Если же абстрагироваться от конкретных исследований и обратиться к вопросу о степени изученности творчества Мережковского, то мы должны констатировать, что несмотря на огромное количество работ, посвященных писателю, Д. Мережковский все еще недостаточно «знаком» нам ни на уровне философии, ни на уровне художественной системы. Нет целостной концепции его творчества, вернее, ее нельзя составить, дедуцировать из суммы исследовательских работ о нем. Лишь отдельные частные стороны наследия Мережковского удовлетворительно осмыслены. Оттого и возникает ощущение некоей фрагментарности этих исследований. Нередко при сопоставлении ряда работ в них и между ними вскрывается некое противоречие, отчего и вся выстраиваемая концепция ставится под сомнение и зачастую рассыпается. Общего сущностного стержня творчества Мережковского пока не найдено, единой и внутренне непротиворечивой «картины мира», выкристаллизованной из его наследия, еще не составлено.
Таким образом, изучение творчества Мережковского в последние годы, еще не успев как следует развернуться, ни количественно («предисловия» и «послесловия» к переизданиям его произведений, а также тексты комментаторского, биографического и фактографического характера, за редким исключением, не в счет), ни тем более качественно, уже испытывает серьезный «кризис познания». Далее идти тем же путем, экстенсивно расширяя «поле анализа», уже нельзя, не имеет смысла. В свете сказанного становится очевидной АКТУАЛЬНОСТЬ предлагаемого диссертационного исследования: наша работа есть первая попытка дать целостный анализ творчества писателя, осмыслить это творчество системно, но не в границах имманентизма, а сообразно с понятием о системности у самого Мережковского, на базе методологии, адекватно интерпретирующей творчество писателя. Изменение угла зрения на объект анализа (творчество Мережковского) и, в силу того, углубленное изучение тех сторон его творческого наследия, которые до сих пор не попадали в поле зрения критики и литературоведения, также является дополнительным свидетельством актуальности нашей работы. Это не означает, что уже открытое на этом пути в работах о Мережковском не будет учитываться. Более того, мы начнем с одного общего наблюдения, без которого не обходятся ведущие исследователи наследия Дм. Мережковского: в своих философских, религиозных,
художественных поисках Д. Мережковский так или иначе выходит на проблему Эроса. Правда, дальше общего описания или констатации этого факта критика, как правило, не идет. Не отрицая очевидного, попробуем с новых методологических позиций определить совокупность смыслов и единство сущности этой проблемы у Д.Мережковского.
ЦЕЛЬ диссертации - проанализировать и проинтерпретировать творчество Мережковского через проблему Эроса в ее системообразующей значимости применительно к творческой системе Мережковского как целому.

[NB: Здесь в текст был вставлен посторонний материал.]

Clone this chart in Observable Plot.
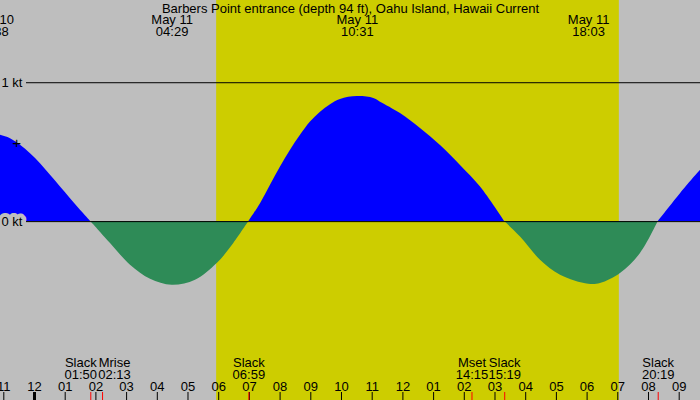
<!DOCTYPE html>
<html><head><meta charset="utf-8">
<script src="https://cdn.jsdelivr.net/npm/d3@7"></script>
<script src="https://cdn.jsdelivr.net/npm/@observablehq/plot@0.6"></script>
<style>html,body{margin:0;padding:0;overflow:hidden;background:#bebebe}</style>
</head><body><div id="chart"></div>
<script>
const title = "Barbers Point entrance (depth 94 ft), Oahu Island, Hawaii Current";

// hours since midnight May 11 (negative = May 10)
const times = [-1.367, -1.107, -0.782, -0.456, -0.130, 0.195, 0.521, 0.847, 1.173, 1.498,
  1.833, 2.476, 3.127, 3.779, 4.483, 5.244, 5.951, 6.492, 6.983, 7.362,
  7.687, 8.013, 8.339, 8.664, 8.990, 9.316, 9.642, 9.967, 10.517, 11.052,
  11.270, 11.922, 12.573, 13.225, 13.876, 14.528, 15.317, 15.831, 16.482, 17.134,
  18.050, 18.436, 19.088, 19.739, 20.317, 21.042, 21.694];
// current in knots
const knots = [0.635, 0.621, 0.597, 0.549, 0.489, 0.417, 0.333, 0.249, 0.165, 0.081,
  0, -0.158, -0.314, -0.415, -0.458, -0.422, -0.302, -0.158, 0, 0.129,
  0.261, 0.393, 0.513, 0.621, 0.717, 0.788, 0.842, 0.880, 0.900, 0.887,
  0.860, 0.778, 0.670, 0.548, 0.404, 0.249, 0, -0.111, -0.278, -0.386,
  -0.451, -0.446, -0.374, -0.230, 0, 0.201, 0.369];

const extremeDates = ["May 10", "May 11", "May 11", "May 11"];
const extremeTimes = ["22:38", "04:29", "10:31", "18:03"];
const extremeDayOffset = [-24, 0, 0, 0];

const eventNames = ["Slack", "Mrise", "Slack", "Mset", "Slack", "Slack"];
const eventTimes = ["01:50", "02:13", "06:59", "14:15", "15:19", "20:19"];
const eventShift = [-10, 12, 0, 0, 0, 0];

const sunrise = "05:56";
const sunset = "19:03";

const hourTicks = [-1, 0, 1, 2, 3, 4, 5, 6, 7, 8, 9, 10, 11, 12, 13, 14, 15, 16, 17, 18, 19, 20, 21];
const hourLabels = ["11", "12", "01", "02", "03", "04", "05", "06", "07", "08", "09", "10", "11",
  "12", "01", "02", "03", "04", "05", "06", "07", "08", "09"];

const knotLines = [1, 0];
const plusMarker = [{t: -0.586, v: 0.563}];

const toH = (s, off = 0) => { const [h, m] = s.split(":").map(Number); return h + m / 60 + off; };

const pts = times.map((t, i) => ({t, v: knots[i]}));
const segs = [];
let cur = [];
for (const p of pts) {
  cur.push(p);
  if (p.v === 0 && cur.length > 1) { segs.push(cur); cur = [p]; }
}
if (cur.length > 1) segs.push(cur);
const rows = segs.flatMap((s, i) => {
  const sign = s.some(p => p.v > 0) ? "flood" : "ebb";
  return s.map(p => ({...p, seg: i, sign}));
});

const extremes = extremeTimes.map((s, i) => ({t: toH(s, extremeDayOffset[i]), label: extremeDates[i] + "\n" + s}));
const events = eventTimes.map((s, i) => ({t: toH(s), label: eventNames[i] + "\n" + s, shift: eventShift[i]}));
const hours = hourTicks.map((h, i) => ({t: h, label: hourLabels[i]}));

const FONT = "Liberation Sans, Arial, sans-serif";
const eventText = (data, shift) => Plot.text(data, {x: "t", text: "label", dx: shift, frameAnchor: "bottom",
  lineAnchor: "bottom", lineHeight: 0.9, dy: -21.7, fontSize: 13, fontFamily: FONT, fill: "black"});

const chart = Plot.plot({
  width: 700,
  height: 400,
  margin: 0,
  style: {background: "#bebebe", fontFamily: FONT},
  x: {domain: [-1.1075, 21.694], axis: null},
  y: {domain: [-1.288, 1.592], axis: null},
  color: {domain: ["flood", "ebb"], range: ["#0000ff", "#2e8b57"]},
  marks: [
    Plot.rect([{rise: toH(sunrise), set: toH(sunset)}], {x1: "rise", x2: "set", fill: "#cdcd00"}),
    Plot.areaY(rows, {x: "t", y: "v", z: "seg", fill: "sign", curve: "catmull-rom"}),
    Plot.text(knotLines, {y: d => d, text: d => `${d} kt`, frameAnchor: "left", textAnchor: "start", dx: 1,
      fontSize: 13, fontFamily: FONT, fill: "black", stroke: "#bebebe", strokeWidth: 8, strokeLinejoin: "round"}),
    Plot.ruleY(knotLines, {stroke: "black", strokeWidth: 1, insetLeft: 26}),
    Plot.text(plusMarker, {x: "t", y: "v", text: () => "+", fontSize: 15, fontFamily: FONT, fill: "black"}),
    Plot.text([title], {text: d => d, frameAnchor: "top", lineAnchor: "top", dy: 3.4, fontSize: 13, fontFamily: FONT, fill: "black"}),
    Plot.text(extremes, {x: "t", text: "label", frameAnchor: "top", lineAnchor: "top", lineHeight: 0.9, dy: 15.5,
      fontSize: 13, fontFamily: FONT, fill: "black"}),
    eventText(events.filter(d => d.shift === 0), 0),
    ...events.filter(d => d.shift !== 0).map(d => eventText([d], d.shift)),
    Plot.text(hours, {x: "t", text: "label", frameAnchor: "bottom", lineAnchor: "bottom", dy: -10,
      fontSize: 13, fontFamily: FONT, fill: "black"}),
    Plot.ruleX(hours.filter(d => d.t % 24 !== 0), {x: "t", insetTop: 392, stroke: "black", strokeWidth: 1}),
    Plot.ruleX(hours.filter(d => d.t % 24 === 0), {x: "t", insetTop: 392, stroke: "black", strokeWidth: 3}),
    Plot.ruleX(events, {x: "t", insetTop: 392, stroke: "red", strokeWidth: 1})
  ]
});
document.getElementById("chart").appendChild(chart);
</script>
</body></html>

Цель исследования диктует следующие ЗАДАЧИ:
1) определить природу метода, используемого Мережковским в своем творчестве, установить строгие контуры методологии Мережковского, что как раз и позволит выработать адекватную методологию анализа его творчества;
2) установить (исходя из искомой методологии) общее идейное основание творчества Мережковского и место Эроса в этом основании; прописать «первоидею» творчества Д.С. Мережковского, определившую целостность его мировидения и его религиозно-эстетической и художественной концепции и их оригинальность;
3) опираясь на методологические, религиозно-философские, эстетические начала творчества Д. Мережковского, определить своеобразие художественного мира писателя.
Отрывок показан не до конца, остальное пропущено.